Objective - Below this line are records; write out exactly the lines from the one containing "Reproduce this chart with D3.js." through the one containing "const yMajor = [0, 20, 40, 60, 80, 100];", with the pictures left out.

start Data records

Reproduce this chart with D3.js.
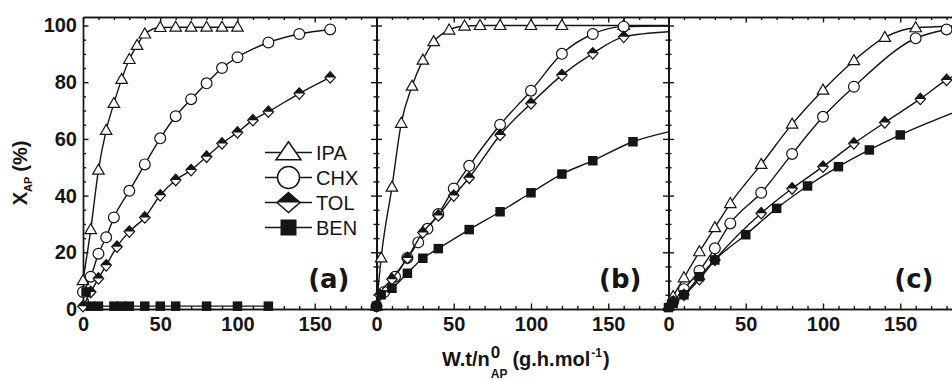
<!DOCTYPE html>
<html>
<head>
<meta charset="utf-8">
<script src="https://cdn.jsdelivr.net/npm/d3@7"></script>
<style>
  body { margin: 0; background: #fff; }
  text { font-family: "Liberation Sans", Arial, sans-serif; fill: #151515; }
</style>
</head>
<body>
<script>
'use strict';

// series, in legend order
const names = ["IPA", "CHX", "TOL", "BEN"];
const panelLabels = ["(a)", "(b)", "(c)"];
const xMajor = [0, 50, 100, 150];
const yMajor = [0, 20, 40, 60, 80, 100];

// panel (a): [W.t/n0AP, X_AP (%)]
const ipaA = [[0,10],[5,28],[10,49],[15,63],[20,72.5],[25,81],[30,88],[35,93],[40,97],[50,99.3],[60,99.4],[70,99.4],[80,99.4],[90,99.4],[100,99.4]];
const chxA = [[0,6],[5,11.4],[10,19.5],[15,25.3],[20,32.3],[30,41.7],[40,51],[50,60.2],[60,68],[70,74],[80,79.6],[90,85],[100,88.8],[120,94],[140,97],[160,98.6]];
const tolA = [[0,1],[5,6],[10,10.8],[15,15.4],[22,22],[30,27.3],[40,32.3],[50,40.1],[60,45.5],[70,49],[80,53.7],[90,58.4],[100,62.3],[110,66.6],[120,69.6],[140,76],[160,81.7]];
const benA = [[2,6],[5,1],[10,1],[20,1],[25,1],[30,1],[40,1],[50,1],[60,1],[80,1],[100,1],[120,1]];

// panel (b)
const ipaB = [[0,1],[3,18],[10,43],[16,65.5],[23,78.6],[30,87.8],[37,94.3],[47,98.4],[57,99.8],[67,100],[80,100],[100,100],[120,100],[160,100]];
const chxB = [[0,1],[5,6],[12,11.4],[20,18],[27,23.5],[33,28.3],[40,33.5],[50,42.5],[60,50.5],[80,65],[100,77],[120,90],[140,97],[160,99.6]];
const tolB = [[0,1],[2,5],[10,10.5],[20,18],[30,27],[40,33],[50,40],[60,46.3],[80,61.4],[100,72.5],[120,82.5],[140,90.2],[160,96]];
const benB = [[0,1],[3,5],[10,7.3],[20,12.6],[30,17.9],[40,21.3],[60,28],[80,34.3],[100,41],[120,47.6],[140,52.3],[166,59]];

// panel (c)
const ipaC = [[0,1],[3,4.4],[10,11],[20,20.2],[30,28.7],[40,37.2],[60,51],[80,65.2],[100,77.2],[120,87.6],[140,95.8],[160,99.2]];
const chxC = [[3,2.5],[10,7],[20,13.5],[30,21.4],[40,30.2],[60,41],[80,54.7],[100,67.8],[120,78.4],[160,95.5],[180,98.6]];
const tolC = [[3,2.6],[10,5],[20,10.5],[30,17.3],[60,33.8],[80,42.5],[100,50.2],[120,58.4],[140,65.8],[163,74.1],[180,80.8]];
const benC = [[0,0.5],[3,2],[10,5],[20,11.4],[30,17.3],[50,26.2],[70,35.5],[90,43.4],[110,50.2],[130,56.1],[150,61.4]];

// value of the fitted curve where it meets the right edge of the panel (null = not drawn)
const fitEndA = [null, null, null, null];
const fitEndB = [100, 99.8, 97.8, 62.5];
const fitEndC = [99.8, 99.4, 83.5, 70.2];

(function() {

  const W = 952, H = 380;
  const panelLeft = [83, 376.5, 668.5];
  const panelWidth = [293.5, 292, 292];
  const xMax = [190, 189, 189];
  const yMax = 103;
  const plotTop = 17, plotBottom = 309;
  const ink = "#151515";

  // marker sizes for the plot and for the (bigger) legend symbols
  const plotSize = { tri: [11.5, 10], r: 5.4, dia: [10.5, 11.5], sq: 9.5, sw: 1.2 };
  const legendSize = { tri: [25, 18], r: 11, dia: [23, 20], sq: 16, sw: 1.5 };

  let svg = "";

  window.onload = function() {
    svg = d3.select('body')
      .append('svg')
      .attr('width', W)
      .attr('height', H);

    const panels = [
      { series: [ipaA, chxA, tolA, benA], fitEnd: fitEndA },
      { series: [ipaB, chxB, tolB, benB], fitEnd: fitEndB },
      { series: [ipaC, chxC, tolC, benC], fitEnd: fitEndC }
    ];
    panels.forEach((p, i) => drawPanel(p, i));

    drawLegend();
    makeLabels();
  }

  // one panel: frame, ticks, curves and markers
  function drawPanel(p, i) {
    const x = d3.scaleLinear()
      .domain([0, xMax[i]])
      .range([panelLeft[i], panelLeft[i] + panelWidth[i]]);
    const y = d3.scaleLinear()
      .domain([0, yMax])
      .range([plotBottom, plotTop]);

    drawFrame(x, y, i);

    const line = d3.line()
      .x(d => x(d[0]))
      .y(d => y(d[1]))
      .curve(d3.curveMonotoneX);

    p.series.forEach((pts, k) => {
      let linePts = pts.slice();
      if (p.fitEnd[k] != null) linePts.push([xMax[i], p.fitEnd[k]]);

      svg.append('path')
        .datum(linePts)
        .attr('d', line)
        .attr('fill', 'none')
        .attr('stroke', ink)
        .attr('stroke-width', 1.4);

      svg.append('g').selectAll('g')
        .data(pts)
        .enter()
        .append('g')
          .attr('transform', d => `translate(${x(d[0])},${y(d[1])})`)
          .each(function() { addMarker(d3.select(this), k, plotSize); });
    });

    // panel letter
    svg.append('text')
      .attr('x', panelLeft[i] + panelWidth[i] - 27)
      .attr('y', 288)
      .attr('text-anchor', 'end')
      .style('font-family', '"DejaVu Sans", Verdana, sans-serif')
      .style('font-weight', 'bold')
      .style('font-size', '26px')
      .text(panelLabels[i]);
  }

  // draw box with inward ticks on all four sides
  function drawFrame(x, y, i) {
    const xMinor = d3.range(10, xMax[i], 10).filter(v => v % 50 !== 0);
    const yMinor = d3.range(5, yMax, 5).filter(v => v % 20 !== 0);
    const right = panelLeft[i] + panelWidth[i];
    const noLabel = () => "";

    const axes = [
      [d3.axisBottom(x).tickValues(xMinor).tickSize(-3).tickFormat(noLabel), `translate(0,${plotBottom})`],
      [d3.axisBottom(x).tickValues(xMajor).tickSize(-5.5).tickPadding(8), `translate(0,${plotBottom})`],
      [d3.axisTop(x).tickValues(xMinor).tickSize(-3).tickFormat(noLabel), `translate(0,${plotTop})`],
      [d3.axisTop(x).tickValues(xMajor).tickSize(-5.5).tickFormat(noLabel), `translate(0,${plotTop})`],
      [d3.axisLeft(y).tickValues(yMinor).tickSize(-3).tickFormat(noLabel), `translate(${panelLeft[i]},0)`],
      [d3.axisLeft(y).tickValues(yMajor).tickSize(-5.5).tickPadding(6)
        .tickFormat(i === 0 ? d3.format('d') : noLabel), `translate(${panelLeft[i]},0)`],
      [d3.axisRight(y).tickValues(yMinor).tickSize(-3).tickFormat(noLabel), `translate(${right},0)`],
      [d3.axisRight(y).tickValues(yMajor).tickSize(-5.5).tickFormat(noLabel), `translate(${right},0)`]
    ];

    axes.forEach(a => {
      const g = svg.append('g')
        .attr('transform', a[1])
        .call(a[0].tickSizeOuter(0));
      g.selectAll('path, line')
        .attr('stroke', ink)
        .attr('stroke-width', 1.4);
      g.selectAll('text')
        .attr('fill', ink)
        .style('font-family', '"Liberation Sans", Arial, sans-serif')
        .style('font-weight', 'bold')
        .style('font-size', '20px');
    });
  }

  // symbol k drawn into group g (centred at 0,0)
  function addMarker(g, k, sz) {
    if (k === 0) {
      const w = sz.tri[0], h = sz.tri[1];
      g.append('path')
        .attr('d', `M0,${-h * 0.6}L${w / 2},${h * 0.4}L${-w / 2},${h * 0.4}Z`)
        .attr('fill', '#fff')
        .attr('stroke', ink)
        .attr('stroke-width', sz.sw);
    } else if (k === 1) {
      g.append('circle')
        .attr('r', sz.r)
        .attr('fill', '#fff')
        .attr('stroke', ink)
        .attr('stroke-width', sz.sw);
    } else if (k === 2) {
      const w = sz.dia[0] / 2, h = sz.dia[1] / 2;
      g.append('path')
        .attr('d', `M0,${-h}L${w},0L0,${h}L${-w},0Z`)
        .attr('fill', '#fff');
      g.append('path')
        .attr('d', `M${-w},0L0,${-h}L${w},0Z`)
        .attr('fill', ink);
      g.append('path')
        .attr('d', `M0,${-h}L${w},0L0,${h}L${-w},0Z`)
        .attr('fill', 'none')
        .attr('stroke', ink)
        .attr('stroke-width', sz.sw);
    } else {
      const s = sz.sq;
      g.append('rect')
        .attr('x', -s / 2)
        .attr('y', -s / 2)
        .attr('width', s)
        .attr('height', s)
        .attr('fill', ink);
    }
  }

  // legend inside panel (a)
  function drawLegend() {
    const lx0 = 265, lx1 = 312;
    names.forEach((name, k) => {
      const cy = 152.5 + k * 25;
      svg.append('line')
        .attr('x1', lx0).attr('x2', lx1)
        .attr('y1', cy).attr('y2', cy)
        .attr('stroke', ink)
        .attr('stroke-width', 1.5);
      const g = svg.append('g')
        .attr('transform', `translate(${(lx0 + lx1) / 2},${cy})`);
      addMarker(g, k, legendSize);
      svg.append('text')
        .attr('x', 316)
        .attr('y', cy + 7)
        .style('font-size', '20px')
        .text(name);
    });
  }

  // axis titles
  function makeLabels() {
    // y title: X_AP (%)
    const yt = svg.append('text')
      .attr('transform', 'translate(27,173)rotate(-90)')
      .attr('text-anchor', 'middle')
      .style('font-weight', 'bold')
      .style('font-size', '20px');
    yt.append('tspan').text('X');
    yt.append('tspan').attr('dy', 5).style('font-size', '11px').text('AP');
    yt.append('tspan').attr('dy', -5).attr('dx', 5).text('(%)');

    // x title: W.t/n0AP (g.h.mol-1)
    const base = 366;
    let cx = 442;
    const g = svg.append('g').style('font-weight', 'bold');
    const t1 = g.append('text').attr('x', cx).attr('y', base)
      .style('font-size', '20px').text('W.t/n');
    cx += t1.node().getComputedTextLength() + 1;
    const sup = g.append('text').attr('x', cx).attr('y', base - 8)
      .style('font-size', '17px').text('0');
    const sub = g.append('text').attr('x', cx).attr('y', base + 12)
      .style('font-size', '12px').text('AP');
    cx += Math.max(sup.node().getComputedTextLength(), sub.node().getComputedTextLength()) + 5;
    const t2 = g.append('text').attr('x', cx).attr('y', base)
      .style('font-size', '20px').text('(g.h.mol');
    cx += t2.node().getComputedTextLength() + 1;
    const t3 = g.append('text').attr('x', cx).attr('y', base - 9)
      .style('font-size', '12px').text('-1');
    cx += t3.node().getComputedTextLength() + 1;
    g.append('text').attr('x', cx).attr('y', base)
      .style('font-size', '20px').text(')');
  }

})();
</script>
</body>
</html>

end Data records
start Data records

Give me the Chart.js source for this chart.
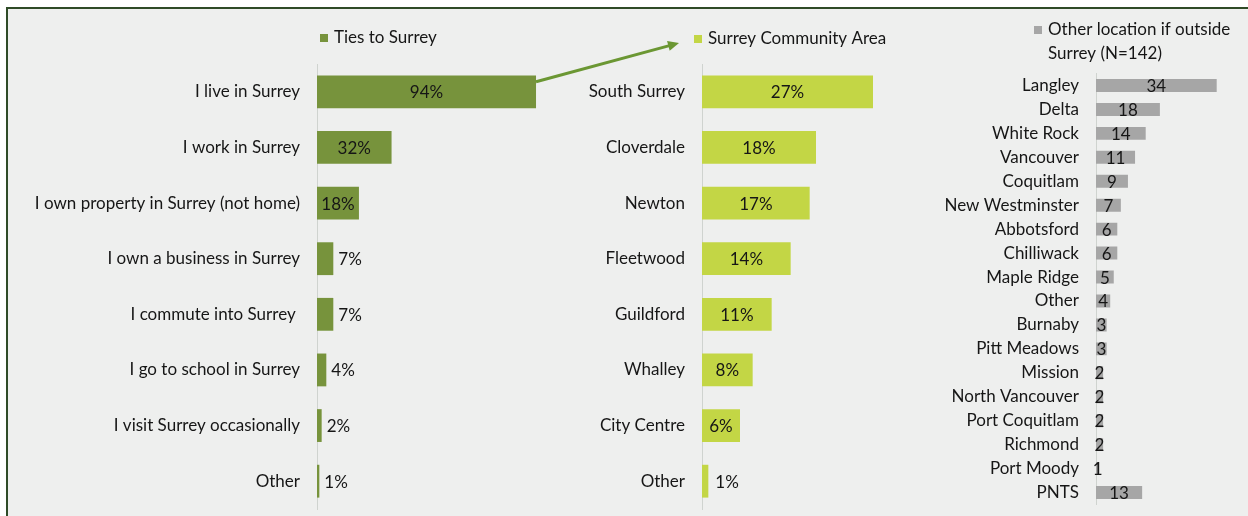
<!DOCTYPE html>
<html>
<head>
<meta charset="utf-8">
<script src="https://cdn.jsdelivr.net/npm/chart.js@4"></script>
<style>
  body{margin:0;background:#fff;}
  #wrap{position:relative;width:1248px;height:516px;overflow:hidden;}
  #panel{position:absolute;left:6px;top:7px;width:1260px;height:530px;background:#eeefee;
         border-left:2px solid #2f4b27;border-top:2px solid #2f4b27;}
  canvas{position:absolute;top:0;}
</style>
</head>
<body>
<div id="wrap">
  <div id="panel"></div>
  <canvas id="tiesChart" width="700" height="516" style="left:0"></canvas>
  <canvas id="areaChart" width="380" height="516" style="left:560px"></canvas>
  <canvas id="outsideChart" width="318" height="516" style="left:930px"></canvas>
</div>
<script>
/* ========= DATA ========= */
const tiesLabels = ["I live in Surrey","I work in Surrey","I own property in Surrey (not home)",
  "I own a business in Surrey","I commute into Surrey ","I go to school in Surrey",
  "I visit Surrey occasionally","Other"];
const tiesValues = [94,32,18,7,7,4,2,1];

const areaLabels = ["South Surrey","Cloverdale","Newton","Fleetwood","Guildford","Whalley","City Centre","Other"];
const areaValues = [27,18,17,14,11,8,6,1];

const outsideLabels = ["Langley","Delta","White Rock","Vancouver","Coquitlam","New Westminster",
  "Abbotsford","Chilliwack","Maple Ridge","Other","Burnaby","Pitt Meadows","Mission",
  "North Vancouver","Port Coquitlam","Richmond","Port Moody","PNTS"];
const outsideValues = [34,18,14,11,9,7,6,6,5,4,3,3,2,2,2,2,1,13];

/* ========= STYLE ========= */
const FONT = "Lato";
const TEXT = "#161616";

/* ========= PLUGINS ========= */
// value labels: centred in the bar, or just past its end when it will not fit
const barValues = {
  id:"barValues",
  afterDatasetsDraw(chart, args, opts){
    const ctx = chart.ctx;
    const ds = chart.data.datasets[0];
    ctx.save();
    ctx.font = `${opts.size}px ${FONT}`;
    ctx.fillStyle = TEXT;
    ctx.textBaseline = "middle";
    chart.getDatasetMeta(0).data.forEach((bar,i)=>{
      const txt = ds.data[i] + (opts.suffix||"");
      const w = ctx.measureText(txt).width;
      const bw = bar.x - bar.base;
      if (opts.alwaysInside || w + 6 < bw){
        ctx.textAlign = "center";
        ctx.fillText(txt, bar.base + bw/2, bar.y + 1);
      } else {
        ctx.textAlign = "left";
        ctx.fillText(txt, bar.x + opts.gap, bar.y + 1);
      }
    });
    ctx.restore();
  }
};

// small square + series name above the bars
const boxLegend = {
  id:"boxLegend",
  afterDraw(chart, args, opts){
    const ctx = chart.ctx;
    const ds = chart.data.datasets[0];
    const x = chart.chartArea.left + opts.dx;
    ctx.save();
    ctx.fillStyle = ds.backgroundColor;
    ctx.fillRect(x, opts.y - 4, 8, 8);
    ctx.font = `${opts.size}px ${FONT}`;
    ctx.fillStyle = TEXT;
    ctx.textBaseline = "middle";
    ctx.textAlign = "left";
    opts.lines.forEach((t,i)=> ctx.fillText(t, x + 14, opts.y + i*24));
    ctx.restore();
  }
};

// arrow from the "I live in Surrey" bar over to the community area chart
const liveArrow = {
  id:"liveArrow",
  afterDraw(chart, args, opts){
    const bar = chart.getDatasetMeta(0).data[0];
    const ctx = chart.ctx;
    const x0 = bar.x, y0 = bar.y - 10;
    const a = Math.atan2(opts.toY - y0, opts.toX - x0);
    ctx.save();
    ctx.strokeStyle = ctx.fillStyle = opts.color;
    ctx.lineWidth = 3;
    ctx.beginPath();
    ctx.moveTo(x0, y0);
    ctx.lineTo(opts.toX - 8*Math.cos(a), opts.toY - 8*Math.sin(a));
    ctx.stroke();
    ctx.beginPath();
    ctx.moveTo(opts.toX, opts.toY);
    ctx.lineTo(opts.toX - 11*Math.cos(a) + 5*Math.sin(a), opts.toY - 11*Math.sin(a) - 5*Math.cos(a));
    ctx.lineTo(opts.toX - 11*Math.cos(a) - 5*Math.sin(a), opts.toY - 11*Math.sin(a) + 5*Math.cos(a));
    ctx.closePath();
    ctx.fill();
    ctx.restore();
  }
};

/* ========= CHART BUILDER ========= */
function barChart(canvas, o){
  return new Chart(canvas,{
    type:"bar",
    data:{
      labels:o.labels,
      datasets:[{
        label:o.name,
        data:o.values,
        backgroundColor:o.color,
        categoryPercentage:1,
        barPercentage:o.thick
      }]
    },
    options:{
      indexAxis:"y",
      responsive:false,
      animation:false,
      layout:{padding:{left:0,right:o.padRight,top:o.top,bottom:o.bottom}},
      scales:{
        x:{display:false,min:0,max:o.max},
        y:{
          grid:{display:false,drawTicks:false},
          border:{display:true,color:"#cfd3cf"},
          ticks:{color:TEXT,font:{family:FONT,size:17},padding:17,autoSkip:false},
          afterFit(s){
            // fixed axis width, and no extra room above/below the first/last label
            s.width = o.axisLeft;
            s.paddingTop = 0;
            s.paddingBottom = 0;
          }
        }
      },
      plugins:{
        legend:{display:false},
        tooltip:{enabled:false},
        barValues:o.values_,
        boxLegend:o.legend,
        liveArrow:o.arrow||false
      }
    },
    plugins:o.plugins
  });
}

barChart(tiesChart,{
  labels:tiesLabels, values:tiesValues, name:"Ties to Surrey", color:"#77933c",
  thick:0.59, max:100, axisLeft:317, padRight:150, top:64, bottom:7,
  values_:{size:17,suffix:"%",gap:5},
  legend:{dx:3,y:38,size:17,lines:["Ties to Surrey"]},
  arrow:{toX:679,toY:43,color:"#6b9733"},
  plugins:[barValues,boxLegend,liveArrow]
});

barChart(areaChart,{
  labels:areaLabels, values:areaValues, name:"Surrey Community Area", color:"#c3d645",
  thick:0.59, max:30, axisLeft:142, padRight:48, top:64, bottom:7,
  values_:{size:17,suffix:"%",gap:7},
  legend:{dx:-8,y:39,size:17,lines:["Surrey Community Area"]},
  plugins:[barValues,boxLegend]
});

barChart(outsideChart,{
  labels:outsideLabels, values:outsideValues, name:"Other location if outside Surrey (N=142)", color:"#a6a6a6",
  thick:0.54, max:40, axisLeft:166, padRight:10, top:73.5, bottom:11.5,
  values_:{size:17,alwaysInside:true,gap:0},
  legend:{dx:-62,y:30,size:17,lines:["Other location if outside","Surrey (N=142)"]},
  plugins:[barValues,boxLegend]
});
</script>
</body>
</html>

end Data records

Exercise solution -
Reproduce this chart with D3.js.
<!DOCTYPE html>
<html>
<head>
<meta charset="utf-8">
<script src="https://cdn.jsdelivr.net/npm/d3@7"></script>
<style>
  body { margin: 0; background: #fff; }
  text { font-family: "Liberation Sans", Arial, sans-serif; fill: #151515; }
</style>
</head>
<body>
<script>
'use strict';

// series, in legend order
const names = ["IPA", "CHX", "TOL", "BEN"];
const panelLabels = ["(a)", "(b)", "(c)"];
const xMajor = [0, 50, 100, 150];
const yMajor = [0, 20, 40, 60, 80, 100];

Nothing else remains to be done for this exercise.